Question

An ideal diode is connected in series with a capacitor. The free ends of the capacitor and the diode are connected across a 220 V ac source. Now the potential difference across the capacitor is:

• A. 110 V
• B. 311 V
• C. \( 2 \sqrt{110} \) V
• D. \( \sqrt{220} \) V

Hint:

In AC circuits with diodes, the peak voltage is given by \( V_{\text{peak}} = V_{\text{RMS}} \times \sqrt{2} \), and this voltage appears across the capacitor in a half-wave rectifier setup.

Answer 1

The Correct Option is B

When a diode is connected in series with a capacitor, the capacitor will only charge during the half cycle when the diode is forward biased. 
In an alternating current (AC) circuit, the diode allows current to pass during one half of the AC cycle, effectively acting as a half-wave rectifier. 
The voltage across the capacitor will then be equal to the peak value of the AC voltage because the capacitor charges during the positive half cycle.
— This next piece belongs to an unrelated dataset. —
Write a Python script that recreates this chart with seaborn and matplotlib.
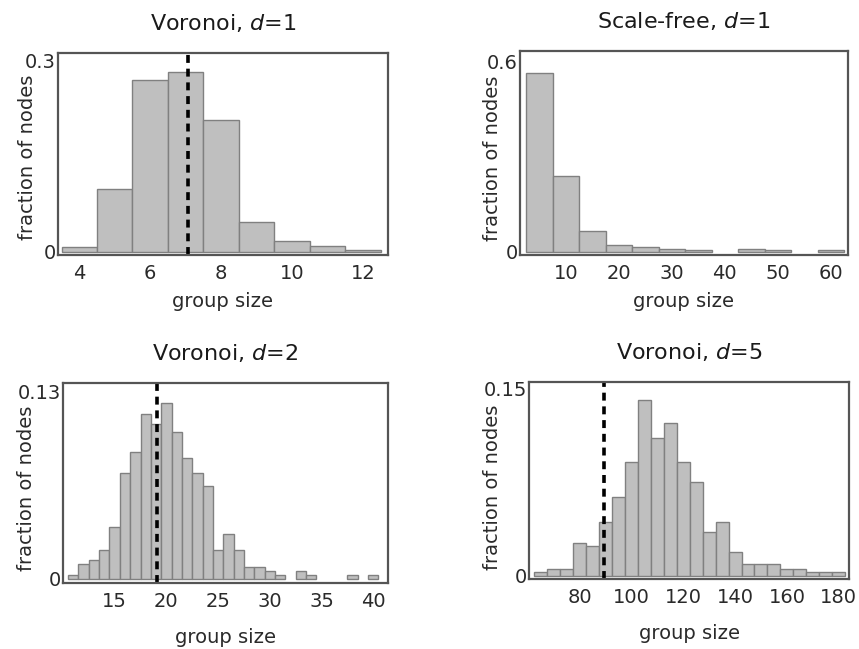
import numpy as np
import pandas as pd
import matplotlib
matplotlib.use("Agg")
import matplotlib.pyplot as plt
import seaborn as sns

sns.set_theme(style="white")
plt.rcParams['font.family'] = ['DejaVu Sans']
plt.rcParams['mathtext.fontset'] = 'dejavusans'

# ---- data (bin centres and fractions) ----
v1_sizes = [4, 5, 6, 7, 8, 9, 10, 11, 12]
v1_frac = [0.007, 0.099, 0.270, 0.282, 0.207, 0.047, 0.017, 0.009, 0.003]
v1_mean = 7.07

sf_sizes = [5, 10, 15, 20, 25, 30, 35, 40, 45, 50, 55, 60]
sf_frac = [0.564, 0.239, 0.066, 0.021, 0.014, 0.008, 0.004, 0.0, 0.010, 0.004, 0.0, 0.004]

v2_sizes = list(range(11, 41))
v2_frac = [0.003, 0.0106, 0.013, 0.020, 0.036, 0.073, 0.088, 0.114, 0.107, 0.122,
           0.1015, 0.084, 0.073, 0.064, 0.020, 0.031, 0.020, 0.008, 0.008, 0.0055,
           0.003, 0.0, 0.0055, 0.003, 0.0, 0.0, 0.0, 0.003, 0.0, 0.003]
v2_mean = 19.05

v5_sizes = list(range(65, 181, 5))
v5_frac = [0.003, 0.005, 0.005, 0.026, 0.024, 0.043, 0.063, 0.091, 0.141, 0.110,
           0.122, 0.091, 0.075, 0.035, 0.043, 0.019, 0.0096, 0.0096, 0.0096, 0.005,
           0.005, 0.003, 0.003, 0.003]
v5_mean = 89.5

titles = ["Voronoi, $d$=1", "Scale-free, $d$=1", "Voronoi, $d$=2", "Voronoi, $d$=5"]
xtick_sets = [[4, 6, 8, 10, 12], [10, 20, 30, 40, 50, 60],
              [15, 20, 25, 30, 35, 40], [80, 100, 120, 140, 160, 180]]
ytop_labels = ["0.3", "0.6", "0.13", "0.15"]
ytop_values = [0.3, 0.6, 0.13, 0.15]

panels = [
    (v1_sizes, v1_frac, 1, v1_mean),
    (sf_sizes, sf_frac, 5, None),
    (v2_sizes, v2_frac, 1, v2_mean),
    (v5_sizes, v5_frac, 5, v5_mean),
]

# layout (figure fractions)
rects = [
    [0.0675, 0.607, 0.384, 0.311],
    [0.605, 0.607, 0.382, 0.314],
    [0.0733, 0.1017, 0.378, 0.308],
    [0.616, 0.108, 0.3725, 0.3035],
]
xlims = [(3.4, 12.7), (1.3, 63.2), (10.0, 41.4), (60.6, 184.0)]
ylims = [(-0.0052, 0.3115), (-0.0105, 0.631), (-0.0028, 0.1355), (-0.0027, 0.1553)]
ylab_xy = [(-0.064, 0.485), (-0.055, 0.473), (-0.083, 0.475), (-0.084, 0.464)]
xlab_pad = [6.5, 6.5, 12, 12]

fig = plt.figure(figsize=(8.59, 6.49), dpi=100)
fig.patch.set_facecolor("white")

for i, (sizes, frac, bw, mean) in enumerate(panels):
    ax = fig.add_axes(rects[i])
    df = pd.DataFrame({"size": sizes, "frac": frac})
    lo = sizes[0] - bw / 2
    hi = sizes[-1] + bw / 2
    sns.histplot(data=df, x="size", weights="frac", binwidth=bw, binrange=(lo, hi),
                 stat="count", color="#bfbfbf", edgecolor="#808080", linewidth=1.0,
                 alpha=1.0, ax=ax)
    for p in ax.patches:
        if p.get_height() <= 0:
            p.set_visible(False)
    if mean is not None:
        ax.axvline(mean, color="black", lw=2.6, ls=(0, (2.2, 1.6)))
    ax.set_xlim(*xlims[i])
    ax.set_ylim(*ylims[i])
    ax.set_xticks(xtick_sets[i])
    ax.set_xticklabels([str(t) for t in xtick_sets[i]])
    ax.set_yticks([0, ytop_values[i]])
    ax.set_yticklabels(["0", ytop_labels[i]])
    ax.tick_params(axis="both", length=0, labelsize=14, colors="#2a2a2a")
    ax.tick_params(axis="y", pad=1.5)
    ax.tick_params(axis="x", pad=6.5)
    ax.set_xlabel("group size", fontsize=14, color="#2a2a2a", labelpad=xlab_pad[i])
    ax.set_ylabel("fraction of nodes", fontsize=14, color="#2a2a2a")
    ax.yaxis.set_label_coords(*ylab_xy[i])
    ax.set_title(titles[i], fontsize=16, color="#1a1a1a", pad=16.5)
    for s in ax.spines.values():
        s.set_visible(True)
        s.set_color("#555555")
        s.set_linewidth(1.6)

fig.savefig("out.png", dpi=100, facecolor="white")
The root-mean-square (RMS) value of the applied voltage is given as 220 V. 
To find the peak value \( V_{\text{peak}} \), we use the relationship: \[ V_{\text{peak}} = V_{\text{RMS}} \times \sqrt{2} \] Substituting the given RMS value of 220 V: \[ V_{\text{peak}} = 220 \times \sqrt{2} \approx 311 \, \text{V} \] Thus, the potential difference across the capacitor will be 311 V.